Late in the fourth quarter on the Chargers 1 yard line.....Jay Cutler showed off his butter finger skills and fumbles the ball, only to be scooped up by San Diego linebacker Tim Dobbins. Everyone knew it was a fumble. Even Jay Cutler agreed in his douchetastic voice, "Fumble, I think." The ref blew his whistle when the ball came out, ruling it as an incomplete pass. A review showed that it should have been ruled a fumble. Because instant replay rules are lame, they don’t allow the opponent to gain possession in such situations. My FAVORITE PART is when the Ref came out and said, "All we can do to fix it is put the ball at the spot that it hit the ground, which is why we moved it back to the 10-yard line and the down counts and it becomes third down." WTF??!?!

After that the Broncos scored, and did the two point conversion for the win.

Now do we really need more proof that the NFL is rigged? I mean seriously.

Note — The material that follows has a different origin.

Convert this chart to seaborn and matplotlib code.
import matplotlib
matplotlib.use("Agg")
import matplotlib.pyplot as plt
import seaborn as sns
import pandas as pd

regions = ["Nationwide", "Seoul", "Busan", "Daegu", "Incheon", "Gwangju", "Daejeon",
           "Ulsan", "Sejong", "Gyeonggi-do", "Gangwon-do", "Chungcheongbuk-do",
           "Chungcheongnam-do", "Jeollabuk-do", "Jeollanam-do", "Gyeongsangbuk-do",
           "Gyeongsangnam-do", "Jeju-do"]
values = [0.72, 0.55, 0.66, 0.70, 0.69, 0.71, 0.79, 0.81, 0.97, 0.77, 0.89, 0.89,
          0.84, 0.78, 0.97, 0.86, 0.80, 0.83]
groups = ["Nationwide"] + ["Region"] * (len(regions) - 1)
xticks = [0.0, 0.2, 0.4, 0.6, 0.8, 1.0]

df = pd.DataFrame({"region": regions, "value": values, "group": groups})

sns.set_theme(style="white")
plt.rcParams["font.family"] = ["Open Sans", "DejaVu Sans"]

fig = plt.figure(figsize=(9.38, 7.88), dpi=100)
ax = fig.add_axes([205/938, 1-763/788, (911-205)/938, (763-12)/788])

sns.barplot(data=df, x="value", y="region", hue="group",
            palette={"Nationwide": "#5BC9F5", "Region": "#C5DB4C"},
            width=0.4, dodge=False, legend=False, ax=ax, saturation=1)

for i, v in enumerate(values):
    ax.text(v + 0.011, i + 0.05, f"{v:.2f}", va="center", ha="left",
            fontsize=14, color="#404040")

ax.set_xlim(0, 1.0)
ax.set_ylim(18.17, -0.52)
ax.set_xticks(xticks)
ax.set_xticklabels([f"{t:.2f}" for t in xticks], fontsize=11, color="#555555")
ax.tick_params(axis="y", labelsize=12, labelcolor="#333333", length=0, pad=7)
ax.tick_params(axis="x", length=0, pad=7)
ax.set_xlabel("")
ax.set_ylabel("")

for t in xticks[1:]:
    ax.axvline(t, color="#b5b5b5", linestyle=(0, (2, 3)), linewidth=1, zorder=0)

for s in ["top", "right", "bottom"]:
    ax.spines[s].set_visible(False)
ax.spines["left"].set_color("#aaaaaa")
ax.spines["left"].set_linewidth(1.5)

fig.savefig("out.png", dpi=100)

This is about as rigged as the 2000 Presidential Election....Or American Idol.

Sunday, August 31, 2008

Dumb Ass


Attention whore for the Cincinnati Bengals, Chad Johnson, has legally changed his name. He is now known as "Chad Javon Ocho Cinco". The attention whore can now proudly display "Ocho Cinco" on his jersey like he did two years ago before the kick off of a game.

I am honestly convinced that the NFL puts something in the water that they give to make their players have multiple personalities. First Deion Sanders, then Terell Owens, then Brett Favre, now Chad Johnson! WTF?!??!

When asked why he did it one of Chad Johnson's personalities said, "It’s something I don’t think anyone has ever done before. Have I ever had a reason for why I do what I do? I’m having fun." I know what you can do for fun Chad....Walk in front of a bus! Why not?